Here’s some pest biology about centipedes and millipedes! The main reason I want to share the differences of the two is because centipedes can potentially be harmful to people whereas millipedes are actually pretty tame creatures.

A lot people will commonly find a centipede or millipede in their homes and start freaking out. I’m not surprised! Both bugs are so creepy with what seems like hundreds and hundreds of legs. Even though they basically move the same way and look very similar, theres some major differences in the two creepy-crawlies.

House Centipede

First is the shape and physical appearance of the two. Both are multi-segmented arthropods. Centipedes have a flat shape to their bodies and are lighter in color whereas millipedes have a cylindrical shape and are typically darker in color. They both have several pairs of legs attached to their bodies but centipedes have one pair of legs per segment and millipedes have two pairs. If you look close enough and compare the two side by side, you’ll also notice that even though they both have antennae, the centipede’s antennae are significantly longer than the antennae of millipedes.

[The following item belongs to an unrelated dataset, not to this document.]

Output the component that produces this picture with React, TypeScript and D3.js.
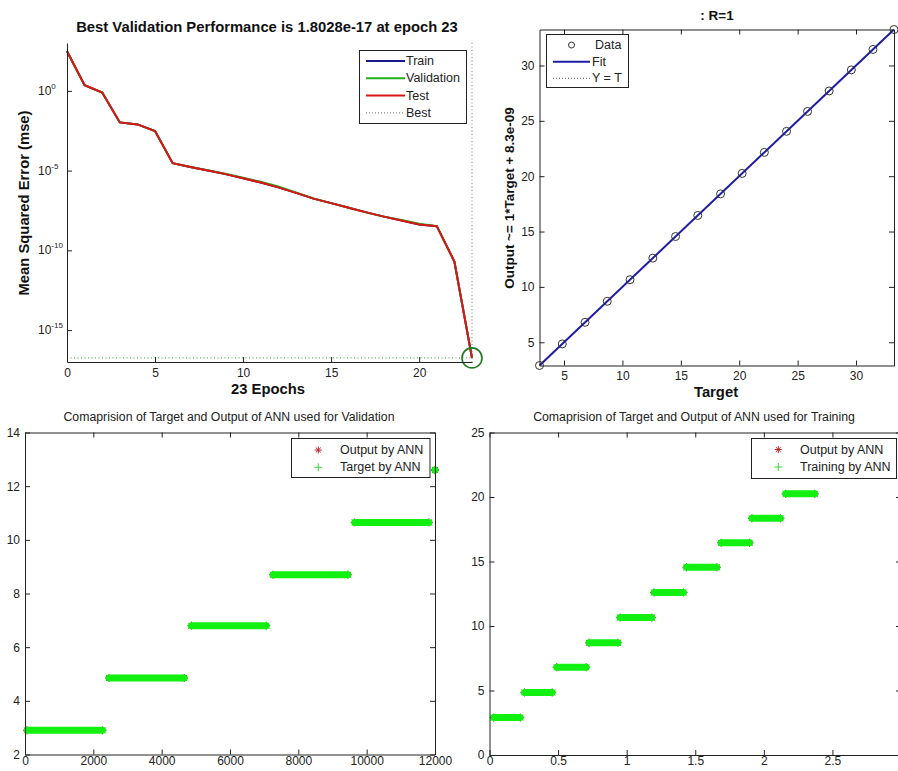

Another difference between the two are there ways of movement. Centipedes are extremely active and are actually known for their speed. However, millipedes are known to be slow moving. Centipedes are also very flexible and millipedes are inflexible.

American Millipede

Also, their food sources are also very different. Centipedes are actually carnivorous and feed on other small arthropods. Millipedes, however, are detritivores, which means they consume decomposing matter. With this in mind, their defense mechanisms and tactics will be different. Centipedes have stinging structures on the front of their heads that they use to kill their prey or use to bite when they feel threatened. Likewise, if handled incorrectly, centipedes have the ability to bite people. Millipedes, on the other hand, do not have these structures nor do they bite. As a defense mechanism, they emit secretions from defensive glands on their bodies and are known to roll up like their cousins, the pill bugs. They do not bite people, however, the more exotic species may squirt their secretions which handlers should be cautious of.

Lastly, although both centipedes and millipedes habituate in moist areas, centipedes actually have a broad spectrum of habitats. Millipedes however, only thrive where moisture is optimal.